## [What the task asks]
Word for word, give the material below again, minus any images.

⁂

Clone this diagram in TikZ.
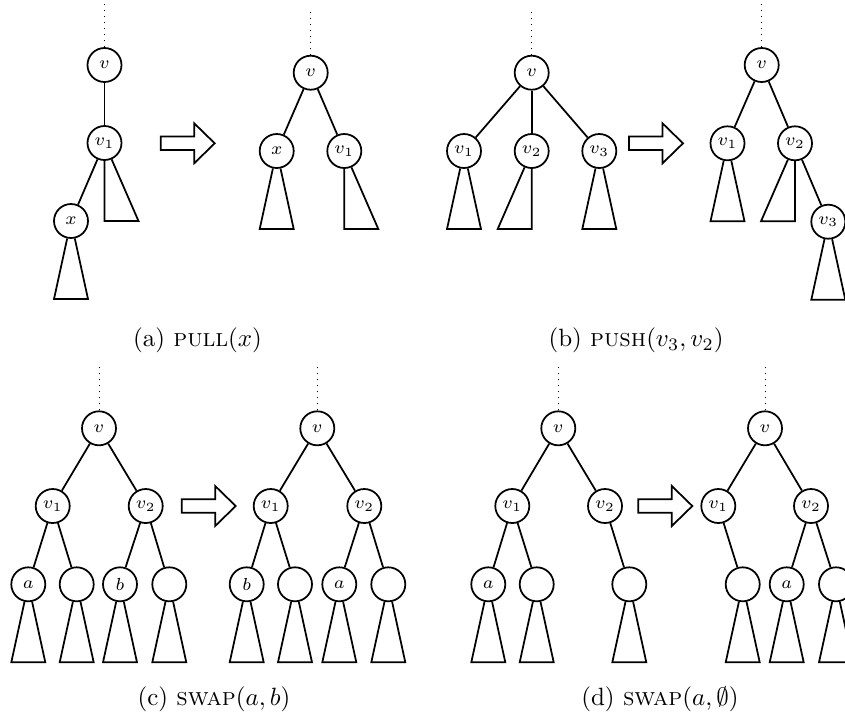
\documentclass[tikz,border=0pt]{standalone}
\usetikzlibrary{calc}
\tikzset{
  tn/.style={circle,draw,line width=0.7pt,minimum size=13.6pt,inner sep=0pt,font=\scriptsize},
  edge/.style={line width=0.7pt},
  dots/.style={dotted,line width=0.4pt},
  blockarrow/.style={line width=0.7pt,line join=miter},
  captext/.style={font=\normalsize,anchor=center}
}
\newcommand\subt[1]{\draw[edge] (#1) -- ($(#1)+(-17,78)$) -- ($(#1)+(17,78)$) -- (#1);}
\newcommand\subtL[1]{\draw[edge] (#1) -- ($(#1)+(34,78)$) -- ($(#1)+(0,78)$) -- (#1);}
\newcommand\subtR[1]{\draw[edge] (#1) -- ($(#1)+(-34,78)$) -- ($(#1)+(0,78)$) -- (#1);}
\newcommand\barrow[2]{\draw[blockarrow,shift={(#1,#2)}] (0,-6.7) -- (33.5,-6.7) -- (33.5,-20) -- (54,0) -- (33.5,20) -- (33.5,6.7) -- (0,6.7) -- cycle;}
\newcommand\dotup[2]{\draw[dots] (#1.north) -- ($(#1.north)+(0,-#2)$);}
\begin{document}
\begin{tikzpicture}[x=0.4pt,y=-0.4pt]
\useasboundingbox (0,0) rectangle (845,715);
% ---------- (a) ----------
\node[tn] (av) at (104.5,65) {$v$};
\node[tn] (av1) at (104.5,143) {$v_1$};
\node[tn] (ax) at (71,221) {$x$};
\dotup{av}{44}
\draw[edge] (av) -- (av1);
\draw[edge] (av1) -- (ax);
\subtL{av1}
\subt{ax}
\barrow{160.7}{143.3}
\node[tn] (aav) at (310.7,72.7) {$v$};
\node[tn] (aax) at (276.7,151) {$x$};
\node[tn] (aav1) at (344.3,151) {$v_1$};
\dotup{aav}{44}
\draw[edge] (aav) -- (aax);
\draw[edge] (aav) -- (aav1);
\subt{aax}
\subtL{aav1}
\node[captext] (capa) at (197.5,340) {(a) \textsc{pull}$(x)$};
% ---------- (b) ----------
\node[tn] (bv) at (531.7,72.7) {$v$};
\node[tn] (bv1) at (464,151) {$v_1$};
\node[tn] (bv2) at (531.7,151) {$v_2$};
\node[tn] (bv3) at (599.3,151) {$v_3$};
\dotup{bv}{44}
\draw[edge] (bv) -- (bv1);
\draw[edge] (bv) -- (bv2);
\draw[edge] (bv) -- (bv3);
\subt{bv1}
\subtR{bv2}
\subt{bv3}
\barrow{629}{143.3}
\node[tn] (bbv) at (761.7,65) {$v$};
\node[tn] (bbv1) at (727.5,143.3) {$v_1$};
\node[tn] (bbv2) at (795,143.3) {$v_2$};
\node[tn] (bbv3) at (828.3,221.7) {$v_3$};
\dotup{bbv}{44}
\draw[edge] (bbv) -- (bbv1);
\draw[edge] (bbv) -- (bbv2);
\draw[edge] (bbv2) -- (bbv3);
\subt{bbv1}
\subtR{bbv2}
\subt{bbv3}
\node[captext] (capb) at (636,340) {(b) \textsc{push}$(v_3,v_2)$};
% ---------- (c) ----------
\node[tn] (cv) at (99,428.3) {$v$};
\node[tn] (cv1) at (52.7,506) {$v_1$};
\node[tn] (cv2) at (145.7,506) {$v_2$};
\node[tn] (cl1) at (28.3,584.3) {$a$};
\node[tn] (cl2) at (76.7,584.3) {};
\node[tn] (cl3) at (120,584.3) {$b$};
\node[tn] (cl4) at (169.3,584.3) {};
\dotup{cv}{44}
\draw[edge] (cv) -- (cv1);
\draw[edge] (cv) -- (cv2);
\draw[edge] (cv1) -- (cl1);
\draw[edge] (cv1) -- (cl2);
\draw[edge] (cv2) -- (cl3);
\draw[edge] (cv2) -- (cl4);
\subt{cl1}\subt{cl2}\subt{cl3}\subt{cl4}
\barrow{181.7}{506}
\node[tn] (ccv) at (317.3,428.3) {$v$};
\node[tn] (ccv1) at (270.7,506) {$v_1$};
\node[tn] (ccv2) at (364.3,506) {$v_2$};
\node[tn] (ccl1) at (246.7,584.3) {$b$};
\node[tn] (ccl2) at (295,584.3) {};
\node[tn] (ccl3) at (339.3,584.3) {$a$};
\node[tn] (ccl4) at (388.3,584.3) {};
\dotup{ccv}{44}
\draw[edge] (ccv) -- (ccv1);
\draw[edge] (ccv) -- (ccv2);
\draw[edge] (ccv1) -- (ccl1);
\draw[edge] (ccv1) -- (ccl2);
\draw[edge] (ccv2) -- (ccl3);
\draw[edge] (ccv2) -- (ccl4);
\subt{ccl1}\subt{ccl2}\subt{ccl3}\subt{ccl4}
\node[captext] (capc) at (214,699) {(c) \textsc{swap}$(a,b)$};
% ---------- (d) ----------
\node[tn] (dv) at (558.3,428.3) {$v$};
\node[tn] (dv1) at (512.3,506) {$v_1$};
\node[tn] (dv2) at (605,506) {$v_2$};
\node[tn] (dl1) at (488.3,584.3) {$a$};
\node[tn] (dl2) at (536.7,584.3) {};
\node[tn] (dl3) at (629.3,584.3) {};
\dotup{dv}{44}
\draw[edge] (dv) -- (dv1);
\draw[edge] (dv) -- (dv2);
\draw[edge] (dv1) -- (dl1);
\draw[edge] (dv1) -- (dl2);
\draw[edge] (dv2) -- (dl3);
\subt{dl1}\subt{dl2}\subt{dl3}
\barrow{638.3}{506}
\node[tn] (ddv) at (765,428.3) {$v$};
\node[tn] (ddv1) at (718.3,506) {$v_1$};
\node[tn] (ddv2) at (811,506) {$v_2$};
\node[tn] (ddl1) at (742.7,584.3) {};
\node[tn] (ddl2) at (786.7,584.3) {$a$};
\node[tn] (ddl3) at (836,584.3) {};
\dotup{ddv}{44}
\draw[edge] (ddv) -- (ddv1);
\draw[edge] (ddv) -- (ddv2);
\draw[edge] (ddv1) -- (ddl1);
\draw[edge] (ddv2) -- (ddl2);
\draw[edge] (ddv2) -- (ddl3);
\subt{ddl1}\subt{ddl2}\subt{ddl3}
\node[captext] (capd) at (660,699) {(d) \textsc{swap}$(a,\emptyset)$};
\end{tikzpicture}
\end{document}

⁂

## [Expected output]
Clone this diagram in TikZ.
\documentclass[tikz,border=0pt]{standalone}
\usetikzlibrary{calc}
\tikzset{
  tn/.style={circle,draw,line width=0.7pt,minimum size=13.6pt,inner sep=0pt,font=\scriptsize},
  edge/.style={line width=0.7pt},
  dots/.style={dotted,line width=0.4pt},
  blockarrow/.style={line width=0.7pt,line join=miter},
  captext/.style={font=\normalsize,anchor=center}
}
\newcommand\subt[1]{\draw[edge] (#1) -- ($(#1)+(-17,78)$) -- ($(#1)+(17,78)$) -- (#1);}
\newcommand\subtL[1]{\draw[edge] (#1) -- ($(#1)+(34,78)$) -- ($(#1)+(0,78)$) -- (#1);}
\newcommand\subtR[1]{\draw[edge] (#1) -- ($(#1)+(-34,78)$) -- ($(#1)+(0,78)$) -- (#1);}
\newcommand\barrow[2]{\draw[blockarrow,shift={(#1,#2)}] (0,-6.7) -- (33.5,-6.7) -- (33.5,-20) -- (54,0) -- (33.5,20) -- (33.5,6.7) -- (0,6.7) -- cycle;}
\newcommand\dotup[2]{\draw[dots] (#1.north) -- ($(#1.north)+(0,-#2)$);}
\begin{document}
\begin{tikzpicture}[x=0.4pt,y=-0.4pt]
\useasboundingbox (0,0) rectangle (845,715);
% ---------- (a) ----------
\node[tn] (av) at (104.5,65) {$v$};
\node[tn] (av1) at (104.5,143) {$v_1$};
\node[tn] (ax) at (71,221) {$x$};
\dotup{av}{44}
\draw[edge] (av) -- (av1);
\draw[edge] (av1) -- (ax);
\subtL{av1}
\subt{ax}
\barrow{160.7}{143.3}
\node[tn] (aav) at (310.7,72.7) {$v$};
\node[tn] (aax) at (276.7,151) {$x$};
\node[tn] (aav1) at (344.3,151) {$v_1$};
\dotup{aav}{44}
\draw[edge] (aav) -- (aax);
\draw[edge] (aav) -- (aav1);
\subt{aax}
\subtL{aav1}
\node[captext] (capa) at (197.5,340) {(a) \textsc{pull}$(x)$};
% ---------- (b) ----------
\node[tn] (bv) at (531.7,72.7) {$v$};
\node[tn] (bv1) at (464,151) {$v_1$};
\node[tn] (bv2) at (531.7,151) {$v_2$};
\node[tn] (bv3) at (599.3,151) {$v_3$};
\dotup{bv}{44}
\draw[edge] (bv) -- (bv1);
\draw[edge] (bv) -- (bv2);
\draw[edge] (bv) -- (bv3);
\subt{bv1}
\subtR{bv2}
\subt{bv3}
\barrow{629}{143.3}
\node[tn] (bbv) at (761.7,65) {$v$};
\node[tn] (bbv1) at (727.5,143.3) {$v_1$};
\node[tn] (bbv2) at (795,143.3) {$v_2$};
\node[tn] (bbv3) at (828.3,221.7) {$v_3$};
\dotup{bbv}{44}
\draw[edge] (bbv) -- (bbv1);
\draw[edge] (bbv) -- (bbv2);
\draw[edge] (bbv2) -- (bbv3);
\subt{bbv1}
\subtR{bbv2}
\subt{bbv3}
\node[captext] (capb) at (636,340) {(b) \textsc{push}$(v_3,v_2)$};
% ---------- (c) ----------
\node[tn] (cv) at (99,428.3) {$v$};
\node[tn] (cv1) at (52.7,506) {$v_1$};
\node[tn] (cv2) at (145.7,506) {$v_2$};
\node[tn] (cl1) at (28.3,584.3) {$a$};
\node[tn] (cl2) at (76.7,584.3) {};
\node[tn] (cl3) at (120,584.3) {$b$};
\node[tn] (cl4) at (169.3,584.3) {};
\dotup{cv}{44}
\draw[edge] (cv) -- (cv1);
\draw[edge] (cv) -- (cv2);
\draw[edge] (cv1) -- (cl1);
\draw[edge] (cv1) -- (cl2);
\draw[edge] (cv2) -- (cl3);
\draw[edge] (cv2) -- (cl4);
\subt{cl1}\subt{cl2}\subt{cl3}\subt{cl4}
\barrow{181.7}{506}
\node[tn] (ccv) at (317.3,428.3) {$v$};
\node[tn] (ccv1) at (270.7,506) {$v_1$};
\node[tn] (ccv2) at (364.3,506) {$v_2$};
\node[tn] (ccl1) at (246.7,584.3) {$b$};
\node[tn] (ccl2) at (295,584.3) {};
\node[tn] (ccl3) at (339.3,584.3) {$a$};
\node[tn] (ccl4) at (388.3,584.3) {};
\dotup{ccv}{44}
\draw[edge] (ccv) -- (ccv1);
\draw[edge] (ccv) -- (ccv2);
\draw[edge] (ccv1) -- (ccl1);
\draw[edge] (ccv1) -- (ccl2);
\draw[edge] (ccv2) -- (ccl3);
\draw[edge] (ccv2) -- (ccl4);
\subt{ccl1}\subt{ccl2}\subt{ccl3}\subt{ccl4}
\node[captext] (capc) at (214,699) {(c) \textsc{swap}$(a,b)$};
% ---------- (d) ----------
\node[tn] (dv) at (558.3,428.3) {$v$};
\node[tn] (dv1) at (512.3,506) {$v_1$};
\node[tn] (dv2) at (605,506) {$v_2$};
\node[tn] (dl1) at (488.3,584.3) {$a$};
\node[tn] (dl2) at (536.7,584.3) {};
\node[tn] (dl3) at (629.3,584.3) {};
\dotup{dv}{44}
\draw[edge] (dv) -- (dv1);
\draw[edge] (dv) -- (dv2);
\draw[edge] (dv1) -- (dl1);
\draw[edge] (dv1) -- (dl2);
\draw[edge] (dv2) -- (dl3);
\subt{dl1}\subt{dl2}\subt{dl3}
\barrow{638.3}{506}
\node[tn] (ddv) at (765,428.3) {$v$};
\node[tn] (ddv1) at (718.3,506) {$v_1$};
\node[tn] (ddv2) at (811,506) {$v_2$};
\node[tn] (ddl1) at (742.7,584.3) {};
\node[tn] (ddl2) at (786.7,584.3) {$a$};
\node[tn] (ddl3) at (836,584.3) {};
\dotup{ddv}{44}
\draw[edge] (ddv) -- (ddv1);
\draw[edge] (ddv) -- (ddv2);
\draw[edge] (ddv1) -- (ddl1);
\draw[edge] (ddv2) -- (ddl2);
\draw[edge] (ddv2) -- (ddl3);
\subt{ddl1}\subt{ddl2}\subt{ddl3}
\node[captext] (capd) at (660,699) {(d) \textsc{swap}$(a,\emptyset)$};
\end{tikzpicture}
\end{document}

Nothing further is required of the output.